Uitspraak
16.6386 NIOAW
.Appellant is verschenen, bijgestaan door mr. Hermans. Het college heeft zich laten vertegenwoordigen door R. Ivanoví. In de zaak 16/3377 NIOAW wordt heden afzonderlijk uitspraak gedaan.
Centrale Raad van Beroep
In deze zaak heeft de Centrale Raad van Beroep op 29 mei 2018 uitspraak gedaan in hoger beroep tegen een eerdere uitspraak van de rechtbank Limburg. De appellant ontving sinds 20 december 2013 een uitkering op basis van de Wet inkomensvoorziening oudere en gedeeltelijk arbeidsongeschikte werkloze werknemers (IAOW) en bijzondere bijstand op basis van de Wet werk en bijstand (WWB). Het college van burgemeester en wethouders van Roermond heeft de uitkering ingetrokken op basis van het argument dat de appellant niet op het opgegeven uitkeringsadres woonde, wat werd ondersteund door extreem laag waterverbruik.

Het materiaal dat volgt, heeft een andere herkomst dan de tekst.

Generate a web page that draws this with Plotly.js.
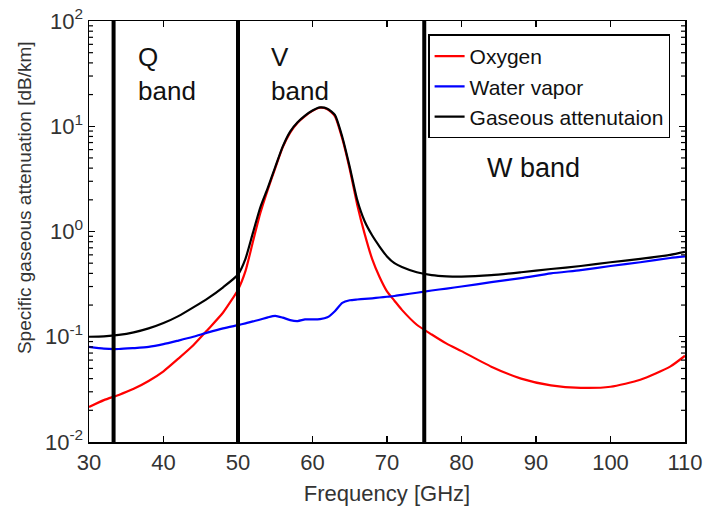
<!DOCTYPE html>
<html>
<head>
<meta charset="utf-8">
<script src="https://cdn.plot.ly/plotly-3.0.1.min.js"></script>
<style>html,body{margin:0;padding:0;background:#fff;}#chart{width:703px;height:506px;}</style>
</head>
<body>
<div id="chart"></div>
<script>
const freq = [30,32,34,36,38,40,42,44,46,48,50,51,52,53,54,55,56,57,58,59,60,61,62,63,64,65,66,67,68,69,70,71,72,74,76,78,80,84,88,92,96,100,104,108,110];
const oxygen = [0.0215,0.025,0.028,0.032,0.038,0.047,0.062,0.083,0.118,0.17,0.28,0.42,0.8,1.5,2.5,4.0,6.3,8.7,10.8,12.5,14.0,15.0,14.5,12.5,7.6,3.9,1.8,0.95,0.55,0.37,0.27,0.22,0.18,0.13,0.105,0.086,0.073,0.052,0.04,0.0345,0.0327,0.0335,0.039,0.052,0.066];
const waterVapor = [0.080,0.077,0.0765,0.078,0.080,0.085,0.092,0.100,0.11,0.12,0.129,0.134,0.14,0.146,0.153,0.158,0.152,0.144,0.141,0.146,0.146,0.147,0.153,0.175,0.21,0.222,0.226,0.229,0.232,0.236,0.24,0.244,0.25,0.262,0.275,0.287,0.30,0.33,0.36,0.40,0.43,0.47,0.51,0.56,0.58];
const gaseous = [0.100,0.101,0.104,0.11,0.12,0.135,0.157,0.19,0.233,0.295,0.39,0.55,0.97,1.7,2.6,4.1,6.4,8.9,10.9,12.6,14.1,15.1,14.7,12.8,7.9,4.1,2.0,1.25,0.92,0.72,0.58,0.5,0.46,0.41,0.385,0.375,0.373,0.385,0.41,0.44,0.47,0.51,0.55,0.6,0.64];
const seriesNames = ["Oxygen","Water vapor","Gaseous attenutaion"];
const seriesColors = ["#ff0000","#0000ff","#000000"];
const bandEdges = [33.3, 50, 75];
const bandLabels = ["Q<br>band","V<br>band","W band"];
const bandLabelX = [36.3, 54.2, 83.2];
const bandLabelY = [1.5, 1.5, 0.6];   // log10 positions
const yTickVals = [0.01, 0.1, 1, 10, 100];
const yTickText = ["10<sup>-2</sup>","10<sup>-1</sup>","10<sup>0</sup>","10<sup>1</sup>","10<sup>2</sup>"];
const yTitle = "Specific gaseous attenuation [dB/km]";
const xTitle = "Frequency [GHz]";

const font = "Liberation Sans, Arial, sans-serif";
const txt = "#333333";
const series = [oxygen, waterVapor, gaseous];
const traces = series.map((ys, i) => ({
  x: freq, y: ys, type: "scatter", mode: "lines", name: seriesNames[i],
  line: {color: seriesColors[i], width: 2.2, shape: "spline", smoothing: 0.6}
}));

const shapes = bandEdges.map(b => ({
  type: "line", xref: "x", yref: "paper", x0: b, x1: b, y0: 0, y1: 1,
  line: {color: "#000", width: 4}, layer: "above"
}));

// minor log ticks (axis decoration), inside on left and right
const plotW = 703 - 89 - 18;
const tickFrac = 4 / plotW;
const yMin = -2, yMax = 2;
for (let e = yMin; e < yMax; e++) {
  for (let m = 2; m <= 9; m++) {
    const p = (Math.log10(m * Math.pow(10, e)) - yMin) / (yMax - yMin);
    shapes.push({type: "line", xref: "paper", yref: "paper", x0: 0, x1: tickFrac, y0: p, y1: p, line: {color: "#000", width: 1.2}, layer: "above"});
    shapes.push({type: "line", xref: "paper", yref: "paper", x0: 1 - tickFrac, x1: 1, y0: p, y1: p, line: {color: "#000", width: 1.2}, layer: "above"});
  }
}

const annotations = bandLabels.map((t, i) => ({
  text: t, x: bandLabelX[i], y: bandLabelY[i], xref: "x", yref: "y",
  xanchor: "left", yanchor: "middle", align: "left", showarrow: false,
  font: {family: font, size: i === 2 ? 27 : 26, color: "#111"}
}));
annotations.push({
  text: yTitle, xref: "paper", yref: "paper", x: -0.107, y: 0.58,
  xanchor: "center", yanchor: "middle", textangle: -90, showarrow: false,
  font: {family: font, size: 19, color: txt}
});

const layout = {
  width: 703, height: 506,
  margin: {l: 89, r: 18, t: 21, b: 64},
  paper_bgcolor: "#fff", plot_bgcolor: "#fff",
  showlegend: true,
  legend: {
    x: 0.975, y: 0.968, xanchor: "right", yanchor: "top",
    bgcolor: "#fff", bordercolor: "#000", borderwidth: 1.5,
    font: {family: font, size: 21, color: "#111"},
    tracegroupgap: 0, itemwidth: 30
  },
  xaxis: {
    range: [30, 110], dtick: 10, tick0: 30,
    ticks: "inside", ticklen: 6, tickwidth: 1.2, tickcolor: "#000",
    showline: true, linecolor: "#000", linewidth: 1.5, mirror: "allticks",
    showgrid: false, zeroline: false,
    tickfont: {family: font, size: 22, color: txt},
    title: {text: xTitle, font: {family: font, size: 22, color: txt}, standoff: 11}
  },
  yaxis: {
    type: "log", range: [yMin, yMax], tickmode: "array", tickvals: yTickVals, ticktext: yTickText,
    ticks: "inside", ticklen: 6, tickwidth: 1.2, tickcolor: "#000",
    showline: true, linecolor: "#000", linewidth: 1.5, mirror: "allticks",
    showgrid: false, zeroline: false,
    tickfont: {family: font, size: 22, color: txt}
  },
  shapes: shapes,
  annotations: annotations
};

Plotly.newPlot("chart", traces, layout, {displayModeBar: false, staticPlot: true});
</script>
</body>
</html>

De Raad heeft vastgesteld dat de appellant niet zijn hoofdverblijf had op het uitkeringsadres, gebaseerd op de watermeterstanden die extreem laag waren. De appellant heeft geprobeerd aan te tonen dat zijn waterverbruik hoger was, maar de Raad heeft deze argumenten niet overtuigend gevonden. De Raad heeft geconcludeerd dat de appellant in strijd met zijn inlichtingenverplichting heeft gehandeld door niet te melden dat hij niet op het uitkeringsadres woonde, wat leidde tot de intrekking van zijn uitkering en de terugvordering van ten onrechte betaalde bedragen.
De uitspraak bevestigt de eerdere beslissing van de rechtbank en wijst het verzoek van de appellant om schadevergoeding af. De Raad heeft geen aanleiding gezien voor een veroordeling in de proceskosten.